Avec son air de chef des lutins smart, en un instant, Cyril Maisonnave te fait entrer en joyeuse poésie. A Paris, au Cristal Room Baccarat et chez Amelie, Maison d’art, à Nantes, La Ciotat ou Lisbonne, ses trésors enchantent salons et galeries. Mais comment est-il devenu designer tricoteur, créateur de couverts tricotés en métal qui n’ont a priori d’autre vocation que d’être beaux?
De fourchettes, de cuillères, de couteaux qu’en prenant en main on est tout étonné de trouver si souples, tout mous? Sa chatte Tricote pelotonnée sur le canapé, il commence son récit : après le divorce, vers 7-8 ans, il va vivre chez ses grands-parents, Dédé et Dédette. Toute jeune, à l’époque du charleston, Dédette a été brodeuse dans un atelier où on cousait les robes de l’Alcazar, dont celles de Mistinguett. Cependant, dans ce milieu très simple, s’il dit qu’il veut travailler dans la mode, Cyril sait qu’on va lui répondre : “Choisis plutôt un vrai métier.” Il enchaîne six ans de CAP de cuisine, de pâtisserie et de service militaire. Puis il devient vendeur boulevard Saint-Germain pour financer son rêve. Malchance : les directeurs de l’école de stylisme qu’il avait choisie partent avec la caisse…

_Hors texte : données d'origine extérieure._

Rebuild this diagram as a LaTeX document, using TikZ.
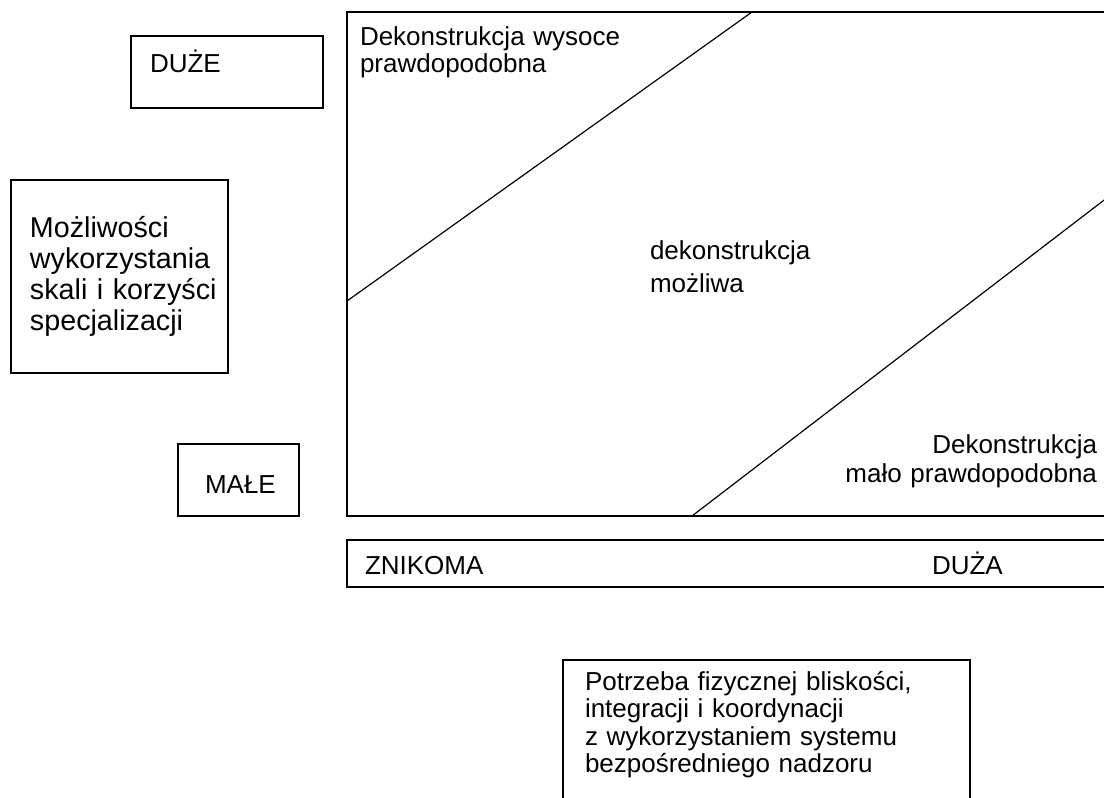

Chance : sa place l’attend à l’Atelier Chardon Savard. Au moment de créer sa collection, en troisième année, il a envie de textures plus moelleuses que les draps en lin de sa grand-mère, et la directrice l’envoie apprendre à tricoter chez Isabelle Caltot. Il se revoit arriver dans sa fabuleuse maison aux murs couverts d’étagères remplies de fils de toutes couleurs et matières… Il passe styliste maille. Cyrille Chardon et Dominique Savard lui proposent alors: « Si tu veux, on achète les machines, on ouvre un atelier de tricot et tu seras le professeur. » Il a des étudiants fantastiques, mais, plus que les vêtements, l’intéresse la recherche textile. Il essaie d’autres matériaux, tel le fil de cuivre.
De fil en aiguille, il rencontre Marie-Hélène Soyer, émailleuse sur métal. Elle prépare le salon Révélations. Il lui tricote 365 feuilles d’arbre stylisées en nichrome qu’elle émaille. Installées sur des tiges à piano, avec les ombres portées par la verrière du Grand Palais, elles font grand effet. Marie-Hélène collectionne les cuillères en bois. Pour la remercier, il lui en tricote une en fil d’acier. Elle va visiter un musée d’art populaire en Bourgogne. Il l’accompagne. Là-bas, il songe au sort des merveilleuses ménagères en argent tombées en désuétude. Quand arrive le Covid, il cogite : « Si demain, il n’y a plus que quelques survivants sur Terre, que restera-t-il de nous dans 300 ans? Tout le monde se sert de couverts. On pourrait en retrouver dans des champs, entremêlés de barbelés, de poils d’animaux, ou pris dans des roches au fond des océans. » C’est cette histoire qu’il raconte : celle de couverts redécouverts, comme sortis du Titanic.
Quand il ne professe pas le tricot au Lisaa de Nantes ou ne magnifie pas des costumes d’Opéra, il crée de toutes pièces des vestiges. Il mélange inox, acier, cuivre, bronze, laiton, nichrome, avec des fils de soie, des perles de rocaille piochées dans la boîte de brodeuse de Dédette, avec des fils perlés récupérés sur des brocarts. Il les trempe dans de l’alun pour les enrober de cristaux, dans de l’eau très salée afin qu’elles s’oxydent jusqu’au vert-de-gris, ou dans du kombucha. Il les enterre, les déterre, y insère des racines, le fil orange d’une épuisette d’enfant, rouge de la rhubarbe dont il vient de cuisiner un crumble. Il ouvre des univers. Et les esprits à l’imaginaire.